Brian Leung, author of All I Should Not Tell, Ivy vs. Dogg: With a Cast of Thousands!, World Famous Love Acts, Lost Men, and Take Me Home, is a past recipient of the Lambda Literary Outstanding Mid-Career Prize. Brian’s second novel, Take Me Home, earned a starred review in Kirkus Reviews. Other honors include the Asian-American Literary Award, Willa Award, and the Mary McCarthy Prize in Short Fiction. He is a recipient of the University of Louisville’s President’s Award for Outstanding Scholarship, Research, and Creative Activity, and a College of Arts and Sciences Outstanding Research and Creative Activity Award at that same institution.
Brian’s fiction, creative nonfiction, and poetry have appeared in numerous magazines and journals, including the previous iteration of Story, Crazyhorse, Grain, Gulf Coast, Kinesis, The Barcelona Review, Mid-American Review, Salt Hill, Gulf Stream, River City, Runes, The Bellingham Review, Hyphen, Velocity, The Connecticut Review, Blithe House Quarterly, Indiana Review, Crab Orchard Review, Crowd, and in the short story anthology The Habit of Art. He is also the author of the non-fiction humor title, Not Another Feel Good Singles Book.
2007 saw the publication of his first novel, Lost Men with a French edition following in 2008. After the French publication, he was a guest of Festival America in Vincennes, France. Lost Men amplifies the best qualities of his short fiction in World Famous Love Acts and about which Publisher’s Weekly writes, “Leung gingerly reacquaints an estranged father and son who travel through China in this sagacious and lyrical debut novel.” An Italian edition was published in 2009.
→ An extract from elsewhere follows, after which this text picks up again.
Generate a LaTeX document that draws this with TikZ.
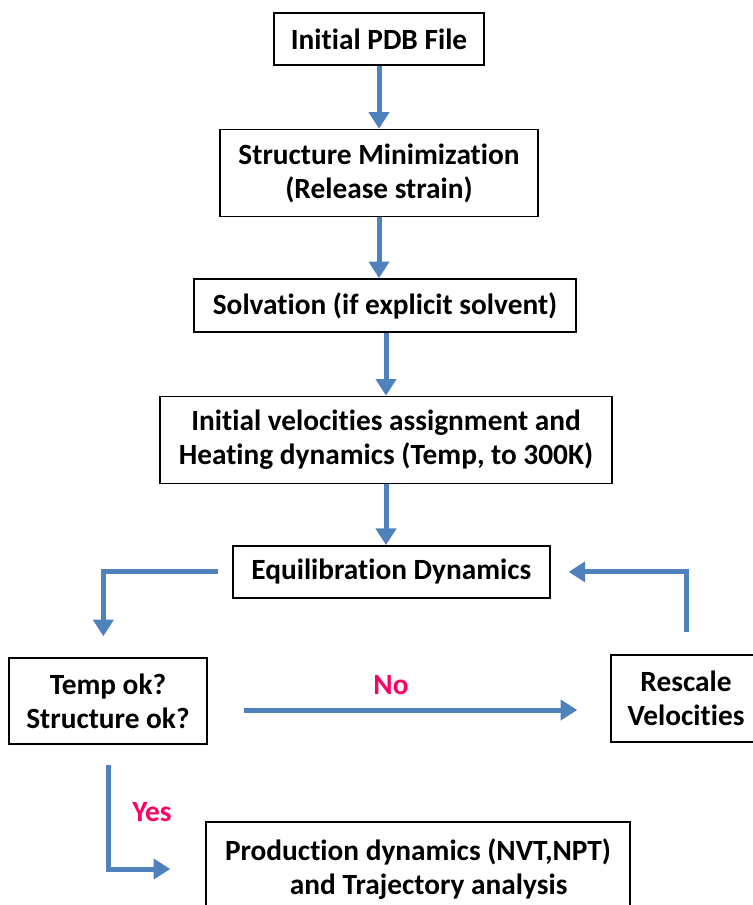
\documentclass[tikz,border=0pt]{standalone}
\usepackage{fontspec}
\setmainfont[Ligatures=NoCommon]{Carlito}
\usetikzlibrary{positioning,arrows.meta}
\definecolor{flowblue}{HTML}{4F81BD}
\definecolor{answerpink}{HTML}{FF0066}

\begin{document}
\begin{tikzpicture}[
    x=0.75pt, y=-0.75pt,
    font=\fontsize{22}{25.5}\selectfont\bfseries,
    box/.style={draw=black, line width=1.1pt, align=center, inner sep=2pt},
    flow/.style={-{Triangle[width=15pt,length=12.5pt]}, line width=3.75pt, draw=flowblue},
    answer/.style={text=answerpink}
  ]
    \useasboundingbox (0,0) rectangle (752,905);

    \node[box, minimum width=157.5pt, minimum height=39pt] (pdb) at (379,39) {Initial PDB File};
    \node[box, minimum width=238.5pt, minimum height=65.25pt, below=47.25pt of pdb] (minim) {Structure Minimization\\(Release strain)};
    \node[box, minimum width=286.5pt, minimum height=39.75pt, below=45.75pt of minim, xshift=4.5pt] (solv) {Solvation (if explicit solvent)};
    \node[box, minimum width=339pt, minimum height=65.25pt, below=47.25pt of solv, xshift=0.75pt] (heat) {Initial velocities assignment and\\Heating dynamics (Temp, to 300K)};
    \node[box, minimum width=237.75pt, minimum height=39pt, below=45.75pt of heat, xshift=4pt] (equil) {Equilibration Dynamics};
    \node[box, minimum width=148.5pt, minimum height=64.5pt] (check) at (108,701) {Temp ok?\\Structure ok?};
    \node[box, minimum width=112.5pt, minimum height=65pt] (rescale) at (686,698.5) {Rescale\\Velocities};
    \node[box, minimum width=318pt, minimum height=70.5pt] (prod) at (418,869) {Production dynamics (NVT,NPT)\\\hspace*{16pt}and Trajectory analysis};

    \draw[flow] (pdb) -- (minim);
    \draw[flow] (minim) -- (minim |- solv.north);
    \draw[flow] (solv.south -| heat) -- (heat);
    \draw[flow] (heat) -- (heat |- equil.north);
    \draw[flow, shorten <=10.5pt, shorten >=15.75pt] (equil.west) -| ([xshift=-3.5pt]check.north);
    \draw[flow, shorten <=16.5pt, shorten >=13.5pt] (rescale.north) |- (equil.east);
    \draw[flow, shorten <=27pt, shorten >=24.75pt] ([yshift=-6.75pt]check.east) -- ([yshift=-6.75pt]check.east -| rescale.west)
      node[answer, midway, above=6pt, xshift=-13.5pt] (no) {No};
    \draw[flow, shorten <=15pt, shorten >=26.25pt] (check.south) |- (prod.west)
      node[answer, pos=0.27, right=13pt] (yes) {Yes};
  \end{tikzpicture}
\end{document}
Leung lived in Los Angeles for many years, where he studied the city’s kinetic diversity and found his literary voice. In an interview with Story, he shared his experience in Los Angeles; “I discovered that a lot of the fiction I was reading, and which I liked, was very mono. The narrator existed in a sphere that lacked diversity— the diversity that would’ve actually been present in the character’s real life… In my real life in Los Angeles, I went to a Home Depot. Outside the gates were men who were day laborers looking for work. Liberal-hearted Brian in his 20’s thought, “I should write a story from their point of view.” Today, we would never put up with that. I wrote what I intended to be a very compassionate story about a Mexican-American day laborer whose wife works on the West side of Los Angeles as a housekeeper… My attempt was tragic because I don’t occupy any of those subject positions and because I was clearly using a cliché narrative. But at that moment, that was part of my learning process. I was trying to do the good work of not segregating and ignoring the reality of what it means to live in a multicultural city. I was young and stupid. It was not highlighted for me by anybody that doing that kind of work was inappropriate.”
Leung earned his B.A. and M.A., both in English, at California State University, and an M.F.A. in Creative Writing from Indiana University. For six years, Leung worked with the US Department of State Institute on Contemporary U.S. Literature where, in his final year, he served as Principal Investigator and Director. He has teaching experience in fiction, creative nonfiction, poetry, drama, literary genre, and special topics in contemporary American literature. His writing interests include writing about difference and diversity including concerns surrounding race, class, gender, and sexuality.
Leung was born and raised in San Diego County. In addition to being Interim Director of Creative Writing at Purdue University, and a novelist, he is an avid collector of original animation art.